La Quinzaine littéraire, 15 juin 1994, par Lou Bruder

Le ciel de Rilke, l’enfer d’Huelsenbeck

Ces textes, comme le titre pourrait éventuellement le laisser supposer, ne renvoient en rien à l’immense tuerie en cours de ces années. Il est néanmoins vrai que ces poèmes peuvent, d’une façon inverse, par leur subtil retrait, leur palpitation recluse en poésie pure, apparaître comme en abîme quant aux événements historiques : l’effort désespéré du poète, pris au piège du monstrueux, et cherchant à préserver l’intensité de la grande trajectoire de réconciliation de la vie et de la mort que devait soutenir, en accomplissement éthique, le texte majeur des Élégies de Duino. Ainsi, les Poèmes à la nuit figureraient comme l’oasis d’une inspiration viscéralement menacée en son vaste estuaire d’effusion par l’intrusion des premiers carnages, Marne et Verdun. Contribueront à cet aménagement sécurisant aussi bien les lectures mystiques de Jean de la Croix que la découverte du Coran, avec sa vision de l’Ange surtout, sans parler, il va de soi, des Hymnes à la Nuit de Novalis.

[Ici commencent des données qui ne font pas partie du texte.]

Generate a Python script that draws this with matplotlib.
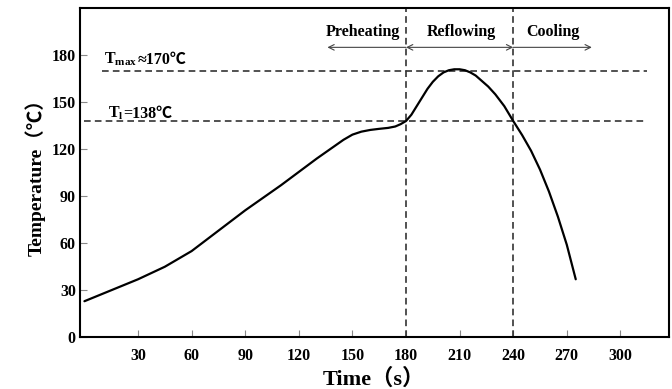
import matplotlib
matplotlib.use("Agg")
import matplotlib.pyplot as plt

# reflow temperature profile
time_s = [0, 15, 30, 45, 60, 75, 90, 110, 130, 140, 145, 150, 155, 160, 165,
          170, 174, 177, 180, 183, 186, 189, 192, 195, 198, 201, 204, 207, 210,
          213, 216, 219, 222, 226, 230, 235, 240, 245, 250, 255, 260, 265, 270, 275]
temp_c = [23, 30, 37, 45, 55, 68, 81, 97, 114, 122, 126, 129.3, 131.2, 132.3, 133,
          133.6, 134.5, 136, 138, 142, 147.5, 153, 158.5, 163, 166.5, 169, 170.4, 171, 171,
          170.4, 169, 167, 164, 160, 155, 147.5, 138, 129, 119, 107, 93, 77, 59, 37]

x_ticks = [30, 60, 90, 120, 150, 180, 210, 240, 270, 300]
y_ticks = [0, 30, 60, 90, 120, 150, 180]

t_max = 170
t_liquidus = 138
zone_edges = [180, 240]
zones = ["Preheating", "Reflowing", "Cooling"]
zone_text_x = [156, 211, 262]
zone_arrow_x = [(136, 180), (180, 240), (240, 284)]
zone_arrow_style = ["<-", "<->", "->"]

plt.rcParams['font.family'] = ['Liberation Serif', 'Noto Sans CJK SC', 'DejaVu Sans']
plt.rcParams['font.weight'] = 'bold'
plt.rcParams['mathtext.fontset'] = 'custom'
plt.rcParams['mathtext.rm'] = 'Liberation Serif:bold'
plt.rcParams['mathtext.it'] = 'Liberation Serif:bold'
plt.rcParams['mathtext.bf'] = 'Liberation Serif:bold'

fig = plt.figure(figsize=(6.72, 3.89), dpi=100)
ax = fig.add_axes([0.119, 0.133, 0.876, 0.846])

dash_kw = dict(color='#333333', lw=1.2, dashes=[4, 2.5])
ax.plot([10, 315], [t_max, t_max], **dash_kw)
ax.plot([0, 315], [t_liquidus, t_liquidus], **dash_kw)
for xe in zone_edges:
    ax.plot([xe, xe], [0, 210], **dash_kw)

ax.plot(time_s, temp_c, color='black', lw=1.6, solid_capstyle='round',
        solid_joinstyle='round')

# labels of the two levels: subscript part in mathtext, the rest as plain text
for sym, rest, xs, yb in [(r"T$_{\mathrm{max}}$", "≈170℃", 11, 174.5),
                          (r"T$_{\mathrm{l}}$", "=138℃", 13, 140)]:
    t1 = ax.text(xs, yb, sym, fontsize=11.5, fontweight='bold', ha='left', va='baseline')
    ax.annotate(rest, xy=(1, yb), xycoords=(t1, 'data'), fontsize=11.5,
                fontweight='bold', ha='left', va='baseline')

for name, tx, (xa, xb), st in zip(zones, zone_text_x, zone_arrow_x, zone_arrow_style):
    ax.text(tx, 195, name, fontsize=11.5, fontweight='bold', ha='center', va='center')
    ax.annotate("", xy=(xb, 185), xytext=(xa, 185),
                arrowprops=dict(arrowstyle=st, color='#444444', lw=0.8,
                                shrinkA=0, shrinkB=0))

ax.set_xlim(-2.5, 327)
ax.set_ylim(0, 210)
ax.set_xticks(x_ticks)
ax.set_yticks(y_ticks)
ax.tick_params(direction='in', length=5, color='#888888', labelsize=11.5, pad=8)
ax.tick_params(axis='y', pad=3)
for lab in ax.get_xticklabels() + ax.get_yticklabels():
    lab.set_fontweight('bold')
for sp in ax.spines.values():
    sp.set_linewidth(1.5)

ax.set_xlabel("Time（s）", fontsize=16, fontweight='bold', labelpad=3)
ax.set_ylabel("Temperature（℃）", fontsize=14, fontweight='bold', labelpad=4)

fig.savefig("out.png", dpi=100)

Par rapport aux Élégies, l’inspiration des Poèmes à la nuit ne sera point distributive, pas multiple. Rilke n’y exalte pratiquement que le seul thème, essentiel il est vrai, de l’Ouvert avec ses mots-clefs, les astres, la lune, le rêve, l’enfoncement – par l’emploi systématique de particules séparables – et qui tous suggèrent un espace transfini d’échange. Un dépaysement flou d’éventuel absorbement phénoménal où culmine, emblématique, l’Ange. Nous sommes aux franges très indécises de ce qui nous dépasse, le sacré.

Angelus ex-machina

C’est dans ce sens précisément que l’Ange rilkéen est désigné comme terrible : il connaîtrait, par rapport à l’homme et à la mort déjà par lui traversée, l’absolue ultime évolution. Cette articulation cosmique à travers l’ange médiateur peut évidemment paraître spécieuse, sinon factice, dans la mesure où il n’y a aucune infrastructure théophanique ou spirituelle, aucune collectivité minimale qui la conditionne, l’illustre ou l’exalte fertilement. Ange-phantasme esthétique ? Ange de secrète surcompensation pour perte de recours au ciel chrétien depuis Copernic ? L’Ange rilkéen, aussi admirable que soit son projet, aussi bien fondu en poésie qu’il soit, semble, à bout d’emploi, ne figurer qu’une intensité d’intention, sans vertu spéculative centrale et proche d’un certain kitsch préraphaélite.

Angelus ex-machina ? Rilke serait-il, sur ce point au moins, « ce moineau paré des plumes du paon » (…des plumes de l’ange ?) que dénonçait, en 1910, le jeune poète Georg Heym ? Quoiqu’il en soit, l’Ange de Rilke ne constitue sans doute, mais assez pathétiquement, que le très crépusculaire avatar de l’épiphanique « transhumanare » appelé par Dante. Car Rainer Maria Rilke, comme Wagner par exemple appartient à ces désorientés éperdus de transcendance dans le tohu-bohu de leur époque, fait partie de ces nombreux artistes qui voudraient « célébrer » là où il n’y a plus rien à célébrer. C’est « Le Cri » du tableau de Münch…

[…] Quant aux précieux textes de Rilke, ils sont à leur comble dans la traduction de Jean-Yves Masson et de Gabrielle Althen.